---------- SOURCE EXCERPT

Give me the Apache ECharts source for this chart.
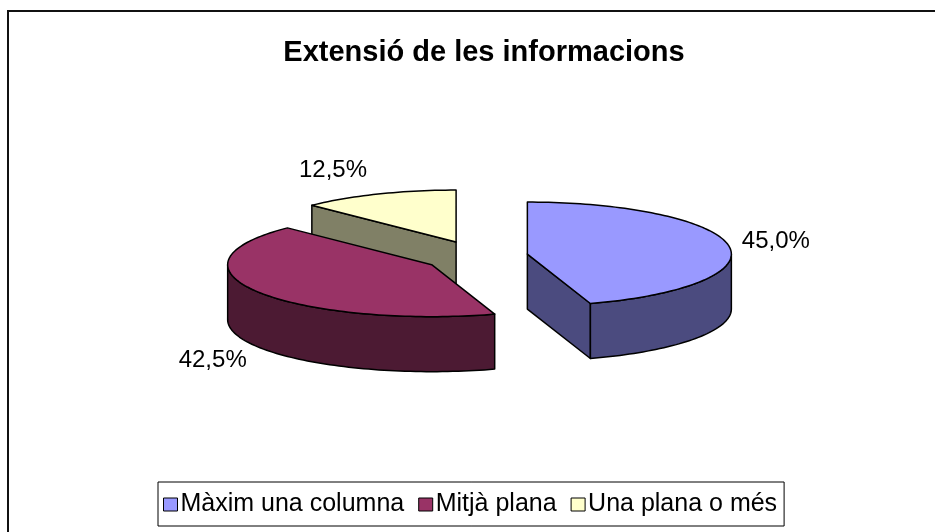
<!DOCTYPE html>
<html><head><meta charset="utf-8">
<script src="https://cdn.jsdelivr.net/npm/echarts@6/dist/echarts.min.js"></script>
<style>html,body{margin:0;padding:0;background:#fff}#c{width:935px;height:532px}</style>
</head><body><div id="c"></div>
<script>
const categories = ['Màxim una columna', 'Mitjà plana', 'Una plana o més'];
const values = [45.0, 42.5, 12.5];
const topColors = ['#9999FF', '#993366', '#FFFFCC'];
const sideColors = ['#4B4B7F', '#4C1A33', '#808066'];

const GEO = {cx: 476, cy: 256.5, rx: 204, ry: 52, depth: 55, explode: 52, explodeY: 0.3};
const FONT = '"Liberation Sans", Arial, sans-serif';
const total = values.reduce((a, b) => a + b, 0);

function fmt(v) { return v.toFixed(1).replace('.', ',') + '%'; }

function sliceInfo(i) {
  let s = 0;
  for (let k = 0; k < i; k++) s += values[k];
  const a0 = s / total * 360, a1 = (s + values[i]) / total * 360;
  const mid = (a0 + a1) / 2 * Math.PI / 180;
  return {a0, a1, mid,
    ox: GEO.cx + GEO.explode * Math.sin(mid),
    oy: GEO.cy - GEO.explode * GEO.explodeY * Math.cos(mid)};
}

function renderSlice(i) {
  return function (params, api) {
    const v = api.value(0);
    const {a0, a1, mid, ox, oy} = sliceInfo(i);
    const d = GEO.depth;
    const P = (deg, dz) => { const r = deg * Math.PI / 180; return [ox + GEO.rx * Math.sin(r), oy - GEO.ry * Math.cos(r) + (dz || 0)]; };
    const arc = (from, to, dz) => {
      const pts = []; const n = Math.max(2, Math.ceil(Math.abs(to - from) / 1.5));
      for (let k = 0; k <= n; k++) pts.push(P(from + (to - from) * k / n, dz));
      return pts;
    };
    const st = (fill) => ({fill: fill, stroke: '#000', lineWidth: 1.5, lineJoin: 'round'});
    const children = [];
    const cutVisible = phi => Math.cos(phi * Math.PI / 180) < -1e-6;
    [[a0, a0 - 90], [a1, a1 + 90]].forEach(([a, phi]) => {
      if (cutVisible(phi)) {
        const r = P(a, 0);
        children.push({type: 'polygon', shape: {points: [[ox, oy], r, [r[0], r[1] + d], [ox, oy + d]]}, style: st(sideColors[i])});
      }
    });
    const w0 = Math.max(a0, 90), w1 = Math.min(a1, 270);
    if (w1 > w0) {
      children.push({type: 'polygon', shape: {points: arc(w0, w1, 0).concat(arc(w1, w0, d))}, style: st(sideColors[i])});
    }
    children.push({type: 'polygon', shape: {points: [[ox, oy]].concat(arc(a0, a1, 0))}, style: st(topColors[i])});
    const sx = Math.sin(mid), cx = Math.cos(mid);
    const ax = ox + GEO.rx * sx, ay = oy - GEO.ry * cx + (cx < 0 ? d : 0);
    children.push({type: 'text', x: ax + (sx >= 0 ? 13 : -11), y: ay - cx * 26,
      style: {text: fmt(v), fill: '#000', font: '24px ' + FONT,
        align: sx >= 0 ? 'left' : 'right', verticalAlign: 'middle'}});
    return {type: 'group', children: children};
  };
}

const orderY = values.map((_, i) => sliceInfo(i).oy);
const series = categories.map((name, i) => ({
  type: 'custom', name: name, coordinateSystem: 'none', silent: true,
  z: 2 + orderY.filter(y => y < orderY[i]).length,
  itemStyle: {color: topColors[i], borderColor: '#000', borderWidth: 1},
  data: [[values[i]]],
  renderItem: renderSlice(i)
}));

const chart = echarts.init(document.getElementById('c'), null, {renderer: 'canvas'});
chart.setOption({
  animation: false,
  backgroundColor: '#fff',
  title: {text: 'Extensió de les informacions', left: 479, top: 33, textAlign: 'center',
    textStyle: {fontFamily: FONT, fontWeight: 'bold', fontSize: 29, color: '#000'}},
  graphic: [{type: 'rect', shape: {x: 8, y: 11, width: 1200, height: 800}, style: {fill: 'none', stroke: '#111', lineWidth: 2}, silent: true, z: 0}],
  legend: {data: categories, left: 158, top: 482, orient: 'horizontal', icon: 'rect',
    itemWidth: 14, itemHeight: 13, itemGap: 14, padding: [10, 7, 9, 5],
    borderColor: '#000', borderWidth: 1, selectedMode: false,
    itemStyle: {borderColor: '#000', borderWidth: 1},
    textStyle: {fontFamily: FONT, fontSize: 25, color: '#000', padding: [0, 0, 0, -2]}},
  series: series
});
</script></body></html>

--------------------

WORK TO DO:
Repeat the data in full and exactly. Omit pictures.

RESULT OF THE EXERCISE:
Give me the Apache ECharts source for this chart.
<!DOCTYPE html>
<html><head><meta charset="utf-8">
<script src="https://cdn.jsdelivr.net/npm/echarts@6/dist/echarts.min.js"></script>
<style>html,body{margin:0;padding:0;background:#fff}#c{width:935px;height:532px}</style>
</head><body><div id="c"></div>
<script>
const categories = ['Màxim una columna', 'Mitjà plana', 'Una plana o més'];
const values = [45.0, 42.5, 12.5];
const topColors = ['#9999FF', '#993366', '#FFFFCC'];
const sideColors = ['#4B4B7F', '#4C1A33', '#808066'];

const GEO = {cx: 476, cy: 256.5, rx: 204, ry: 52, depth: 55, explode: 52, explodeY: 0.3};
const FONT = '"Liberation Sans", Arial, sans-serif';
const total = values.reduce((a, b) => a + b, 0);

function fmt(v) { return v.toFixed(1).replace('.', ',') + '%'; }

function sliceInfo(i) {
  let s = 0;
  for (let k = 0; k < i; k++) s += values[k];
  const a0 = s / total * 360, a1 = (s + values[i]) / total * 360;
  const mid = (a0 + a1) / 2 * Math.PI / 180;
  return {a0, a1, mid,
    ox: GEO.cx + GEO.explode * Math.sin(mid),
    oy: GEO.cy - GEO.explode * GEO.explodeY * Math.cos(mid)};
}

function renderSlice(i) {
  return function (params, api) {
    const v = api.value(0);
    const {a0, a1, mid, ox, oy} = sliceInfo(i);
    const d = GEO.depth;
    const P = (deg, dz) => { const r = deg * Math.PI / 180; return [ox + GEO.rx * Math.sin(r), oy - GEO.ry * Math.cos(r) + (dz || 0)]; };
    const arc = (from, to, dz) => {
      const pts = []; const n = Math.max(2, Math.ceil(Math.abs(to - from) / 1.5));
      for (let k = 0; k <= n; k++) pts.push(P(from + (to - from) * k / n, dz));
      return pts;
    };
    const st = (fill) => ({fill: fill, stroke: '#000', lineWidth: 1.5, lineJoin: 'round'});
    const children = [];
    const cutVisible = phi => Math.cos(phi * Math.PI / 180) < -1e-6;
    [[a0, a0 - 90], [a1, a1 + 90]].forEach(([a, phi]) => {
      if (cutVisible(phi)) {
        const r = P(a, 0);
        children.push({type: 'polygon', shape: {points: [[ox, oy], r, [r[0], r[1] + d], [ox, oy + d]]}, style: st(sideColors[i])});
      }
    });
    const w0 = Math.max(a0, 90), w1 = Math.min(a1, 270);
    if (w1 > w0) {
      children.push({type: 'polygon', shape: {points: arc(w0, w1, 0).concat(arc(w1, w0, d))}, style: st(sideColors[i])});
    }
    children.push({type: 'polygon', shape: {points: [[ox, oy]].concat(arc(a0, a1, 0))}, style: st(topColors[i])});
    const sx = Math.sin(mid), cx = Math.cos(mid);
    const ax = ox + GEO.rx * sx, ay = oy - GEO.ry * cx + (cx < 0 ? d : 0);
    children.push({type: 'text', x: ax + (sx >= 0 ? 13 : -11), y: ay - cx * 26,
      style: {text: fmt(v), fill: '#000', font: '24px ' + FONT,
        align: sx >= 0 ? 'left' : 'right', verticalAlign: 'middle'}});
    return {type: 'group', children: children};
  };
}

const orderY = values.map((_, i) => sliceInfo(i).oy);
const series = categories.map((name, i) => ({
  type: 'custom', name: name, coordinateSystem: 'none', silent: true,
  z: 2 + orderY.filter(y => y < orderY[i]).length,
  itemStyle: {color: topColors[i], borderColor: '#000', borderWidth: 1},
  data: [[values[i]]],
  renderItem: renderSlice(i)
}));

const chart = echarts.init(document.getElementById('c'), null, {renderer: 'canvas'});
chart.setOption({
  animation: false,
  backgroundColor: '#fff',
  title: {text: 'Extensió de les informacions', left: 479, top: 33, textAlign: 'center',
    textStyle: {fontFamily: FONT, fontWeight: 'bold', fontSize: 29, color: '#000'}},
  graphic: [{type: 'rect', shape: {x: 8, y: 11, width: 1200, height: 800}, style: {fill: 'none', stroke: '#111', lineWidth: 2}, silent: true, z: 0}],
  legend: {data: categories, left: 158, top: 482, orient: 'horizontal', icon: 'rect',
    itemWidth: 14, itemHeight: 13, itemGap: 14, padding: [10, 7, 9, 5],
    borderColor: '#000', borderWidth: 1, selectedMode: false,
    itemStyle: {borderColor: '#000', borderWidth: 1},
    textStyle: {fontFamily: FONT, fontSize: 25, color: '#000', padding: [0, 0, 0, -2]}},
  series: series
});
</script></body></html>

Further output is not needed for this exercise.